Ouzbékisation

Un article de Wikipédia, l'encyclopédie libre.

L'ouzbékisation ou plus rarement uzbékisation[1] (en ouzbek : uzbekchilik) est un terme donné à la politique d'assimilation culturelle et linguistique, depuis les dernières années de l'URSS (1985-1991) et la disparition de la République socialiste soviétique d'Ouzbékistan (1990), des minorités non-ouzbèkes de la nouvelle République d'Ouzbékistan.

Lors de la dislocation de l'URSS, la population de l'Ouzbékistan est composée principalement de turcophones (Ouzbeks, Kazakhs, Tatars…), de Slaves (Russes) et d'iranophones (Tadjiks). Des tensions interethniques entre Ouzbeks et non-Ouzbeks avaient déjà éclatées en mai- et la petite minorité meskhète fut notamment victime de pogroms.
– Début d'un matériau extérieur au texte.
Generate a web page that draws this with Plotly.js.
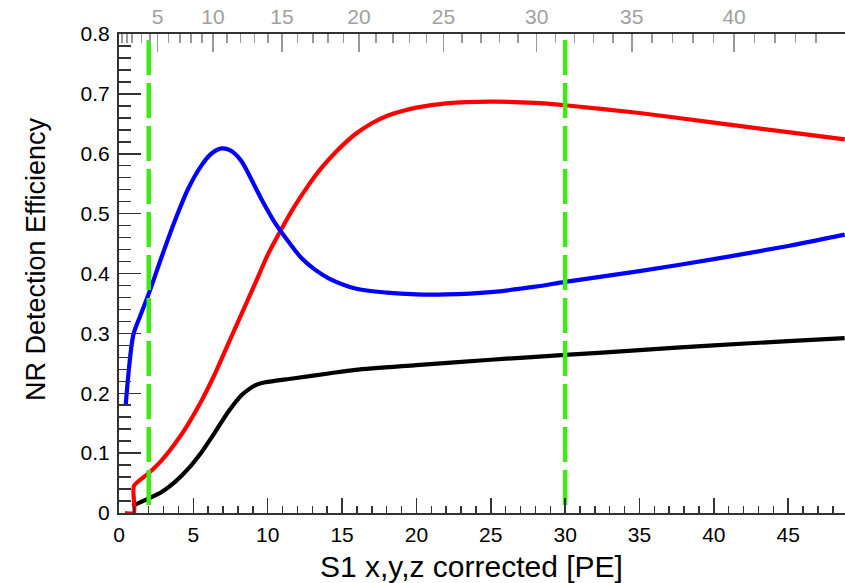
<!DOCTYPE html>
<html>
<head>
<meta charset="utf-8">
<script src="https://cdn.plot.ly/plotly-3.0.1.min.js"></script>
<style>html,body{margin:0;padding:0;background:#fff;}#chart{width:845px;height:583px;}</style>
</head>
<body>
<div id="chart"></div>
<script>
// ---- data ----
const blueX = [0.45, 0.96, 1.41, 1.97, 2.87, 3.77, 4.66, 5.56, 6.2, 6.9, 7.35, 7.8, 8.25, 8.7, 9.6, 10.5, 11.4, 12.3, 13.2, 14.1, 15.9, 18, 20, 22, 25, 28, 30, 35, 40, 45, 48.8];
const blueY = [0.18, 0.297, 0.328, 0.364, 0.428, 0.489, 0.542, 0.581, 0.600, 0.609, 0.607, 0.600, 0.587, 0.567, 0.523, 0.484, 0.453, 0.425, 0.406, 0.392, 0.375, 0.368, 0.365, 0.365, 0.369, 0.378, 0.386, 0.404, 0.424, 0.446, 0.465];

const redX = [0.4, 1.0, 1.0, 1.97, 2.87, 3.77, 4.66, 5.56, 6.46, 7.35, 8.25, 9.15, 10.0, 10.9, 11.8, 12.7, 13.6, 14.5, 15.9, 17, 18, 19, 20, 22, 25, 28, 30, 35, 40, 45, 48.8];
const redY = [0, 0, 0.045, 0.066, 0.088, 0.116, 0.149, 0.188, 0.233, 0.283, 0.333, 0.383, 0.431, 0.473, 0.512, 0.546, 0.576, 0.601, 0.633, 0.651, 0.663, 0.671, 0.677, 0.684, 0.687, 0.685, 0.681, 0.668, 0.652, 0.636, 0.624];

const blackX = [0.9, 1.97, 2.87, 3.77, 4.66, 5.56, 6.46, 7.35, 8.25, 8.7, 9.15, 9.6, 10.0, 11.8, 14.1, 15.9, 20, 25, 30, 35, 40, 45, 48.8];
const blackY = [0.012, 0.024, 0.035, 0.052, 0.074, 0.102, 0.135, 0.169, 0.197, 0.206, 0.213, 0.217, 0.219, 0.225, 0.233, 0.239, 0.247, 0.256, 0.264, 0.272, 0.280, 0.287, 0.292];

// vertical cut lines (S1 PE)
const cutX = [2, 30];
const cutY = [0.79, 0];

// top axis (grey): labels and their S1 positions
const topLabels = ['5', '10', '15', '20', '25', '30', '35', '40'];
const topLabelNum = [5, 10, 15, 20, 25, 30, 35, 40];
const topPos = [2.6, 6.32, 10.96, 16.14, 21.82, 28.09, 34.48, 41.36];
const topLowMinor = [0.2, 0.54, 0.87, 1.5, 2.08];

// ---- build ----
const topMinor = topLowMinor.slice();
for (let i = 0; i < topPos.length - 1; i++) {
  const step = (topPos[i + 1] - topPos[i]) / (topLabelNum[i + 1] - topLabelNum[i]);
  for (let k = 1; k < topLabelNum[i + 1] - topLabelNum[i]; k++) topMinor.push(topPos[i] + k * step);
}
{
  const n = topPos.length - 1;
  const step = (topPos[n] - topPos[n - 1]) / 5;
  for (let k = 1; k < 5; k++) topMinor.push(topPos[n] + k * step);
}

const FONT = 'Liberation Sans, Arial, sans-serif';
const axCol = '#333';
const traces = [];
cutX.forEach(cx => traces.push({
  x: [cx, cx], y: cutY, xaxis: 'x2', yaxis: 'y', mode: 'lines',
  line: {color: 'rgb(60,235,20)', width: 4.5, dash: '35px,8px'},
  hoverinfo: 'skip', showlegend: false
}));
traces.push({x: blackX, y: blackY, mode: 'lines', line: {color: '#000', width: 4.2, shape: 'spline', smoothing: 0.8}, showlegend: false});
traces.push({x: redX, y: redY, mode: 'lines', line: {color: '#ff0000', width: 4.2, shape: 'spline', smoothing: 0.6}, showlegend: false});
traces.push({x: blueX, y: blueY, mode: 'lines', line: {color: '#0000ff', width: 4.2, shape: 'spline', smoothing: 0.8}, showlegend: false});

const range = [0, 48.82];
const layout = {
  width: 845, height: 583,
  margin: {l: 119, r: 0, t: 34, b: 70, pad: 0},
  paper_bgcolor: '#fff', plot_bgcolor: '#fff',
  showlegend: false,
  font: {family: FONT, color: '#000'},
  xaxis: {
    range: range, tickmode: 'linear', tick0: 0, dtick: 5,
    ticks: 'inside', ticklen: 15, tickwidth: 1.5, tickcolor: axCol,
    minor: {dtick: 1, ticks: 'inside', ticklen: 7, tickwidth: 1.5, tickcolor: axCol},
    showline: true, linecolor: axCol, linewidth: 2,
    showgrid: false, zeroline: false,
    tickfont: {family: FONT, size: 21, color: '#000'},
    ticklabelstandoff: 2
  },
  xaxis2: {
    overlaying: 'x', side: 'top', anchor: 'y', range: range,
    tickmode: 'array', tickvals: topPos, ticktext: topLabels,
    ticks: 'inside', ticklen: 18, tickwidth: 1.5, tickcolor: '#999',
    minor: {tickmode: 'array', tickvals: topMinor, ticks: 'inside', ticklen: 9, tickwidth: 1.5, tickcolor: '#999'},
    showline: true, linecolor: axCol, linewidth: 2,
    showgrid: false, zeroline: false,
    tickfont: {family: FONT, size: 21, color: '#a0a0a0'},
    ticklabelstandoff: 0
  },
  yaxis: {
    range: [0, 0.8], tickmode: 'linear', tick0: 0, dtick: 0.1,
    ticks: 'inside', ticklen: 22, tickwidth: 1.5, tickcolor: axCol,
    minor: {dtick: 0.02, ticks: 'inside', ticklen: 12, tickwidth: 1.5, tickcolor: axCol},
    showline: true, linecolor: axCol, linewidth: 2,
    showgrid: false, zeroline: false,
    tickfont: {family: FONT, size: 21, color: '#000'},
    ticklabelstandoff: 3
  },
  annotations: [
    {text: 'S1 x,y,z corrected [PE]', xref: 'paper', yref: 'paper',
     x: (471.5 - 119) / 726, y: -(566 - 513) / 479, xanchor: 'center', yanchor: 'middle',
     showarrow: false, font: {family: FONT, size: 30, color: '#000'}},
    {text: 'NR Detection Efficiency', xref: 'paper', yref: 'paper', textangle: -90,
     x: (36 - 119) / 726, y: (513 - 259) / 479, xanchor: 'center', yanchor: 'middle',
     showarrow: false, font: {family: FONT, size: 27, color: '#000'}}
  ]
};
Plotly.newPlot('chart', traces, layout, {displayModeBar: false, staticPlot: true});
</script>
</body>
</html>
Cette assimilation forcée touchera notamment les Tadjiks —considérés par les Ouzbeks comme des Turcs iranisés[2]— qui feront l'objet d'une virulente campagne d'ouzbékisation (avec changement d'identité, voire de nom sur les passeports) très mal ressentie au Tadjikistan, où la minorité ouzbèke est beaucoup plus libre[3]. En 1989-1990, des associations socioculturelles tadjikes protestant contre « l'ouzbékisation forcée » à Samarcande, à Boukhara, dans la vallée de Ferghana, exigeront l'octroi du statut de Tadjiks pour ceux qui en avaient été privés, ainsi que la création d'écoles et de journaux en langue tadjike[4]. Déjà sous la présidence de Charaf Rachidov, premier secrétaire du parti communiste de la RSS d'Ouzbékistan de 1959 à 1983, la quasi-totalité des écoles en langue tadjike situées sur le territoire de l'Ouzbékistan, en particulier à Samarcande et Boukhara, avaient été supprimées, ainsi que l'École Normale tadjike de Samarcande[5].

La politique d'ouzbékisation menée par le président Islom Karimov provoquera également une diminution du nombre des cadres russes et la « dérussification » des toponymes[6]. Elle se traduira aussi par les départs en masse des scientifiques d'origine non ouzbèke (notamment Russes, Arméniens, Allemands et Coréens) condamnés à des rôles subalternes, voire serviles[7].

Notes et références[modifier | modifier le code]

  1. Le terme est notamment attesté en 1932 dans un ouvrage d'André Pierre intitulé U.R.S.S., la fédération soviétique et ses républiques: description géographique, politique et économique… (Éditions Delagrave, Paris, 1932) :

    « L' « uzbékisation » des cadres de l'administration se poursuit, mais là encore on manque de personnel. Pour faciliter la tâche on a latinisé la langue uzbèke, comme les langues turco-tatares. »

  2. Olivier Roy, « Ethnies et politique en Asie centrale » (article), Revue du monde musulman et de la Méditerranée, Vol. 59, N° 1, 1991, p. 29.
  3. Les Cahiers de l'Orient, numéros 21 à 22, Societé française d'édition et d'impression et de réalisation, 1991, p. 288.
  4. Patrick Karam, Le retour de l'Islam dans l'ex-Empire russe: Allah après Lénine, Harmattan, 1996, p. 92. (ISBN 2738448895)
  5. Olivier Roy, « Des ethnies aux nations en Asie centrale », numéros 59 à 60 de la Revue du monde musulman et de la Méditerranée, Édisud, 1992, p. 160. (ISBN 2857445520)
  6. Les pays de la CEI (notes et études documentaires), ouvrage coordonné par Roberte Berton-Hogge et Marie-Agnès Crosnier, Documentation franćaise, 1997, p. 18.
  7. Sophie Wahnich, L'Homme et la société, numéros 159 à 162, Éditions Anthropos, 2006, p. 225.